Europäische Union zwischen Evolution und revolutionärer Umgründung
Der Verfassungsentwurf der Europäischen Union ist Ende letzten Jahres auf der Regierungskonferenz in Brüssel gescheitert. Ob er eine zweite Chance haben wird, ist keineswegs gewiss. Steht die Union kurz vor der Erweiterung jetzt ohne Verfassung da? Juristisch blockiert, politisch durch nationale Sonderinteressen der Polen und Spanier entmachtet, handlungsunfähig, identitätslos, ungeliebt, auf ewig unverfasst? Ohne Außenminister, ohne Präsident, ohne symbolisches Kleid. Aus der Traum der europäischen Bürgergesellschaft – und nächstens wieder Krieg?
Zu Horrorszenarien dieser Art, zuhauf entworfen nach dem Scheitern des Verfassungsgipfels, besteht kein Anlass. Die Bürger Europas haben das Scheitern ihrer Verfassung kaum registriert. Schon der Wunsch nach einer europäischen Verfassung war eine Kopfgeburt; jedenfalls kam sie nicht aus der Mitte der Bürgerschaft.
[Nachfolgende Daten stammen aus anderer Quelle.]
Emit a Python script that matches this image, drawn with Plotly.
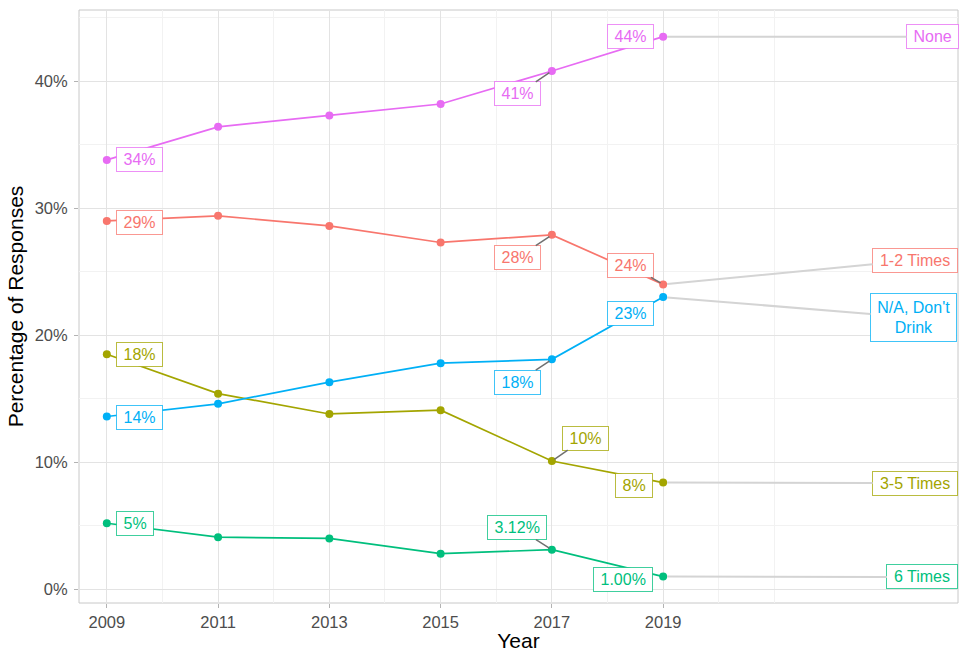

Für ein Verfassungsfieber, wie einst im 18. und 19. Jahrhundert, gab und gibt es keine Anzeichen: keine Spur eines constitutional moment (Charles Ackermann), der die Massen ergriffen hätte. Der letzte Termin, der in die europäische Revolutionsgeschichte gepasst hätte, wurde 1989 versäumt. Doch die Verfassungsbegeisterung jener Tage ist längst verflogen; und die Verfassung der Union ist keine Einlösung des impliziten Verfassungversprechens von damals.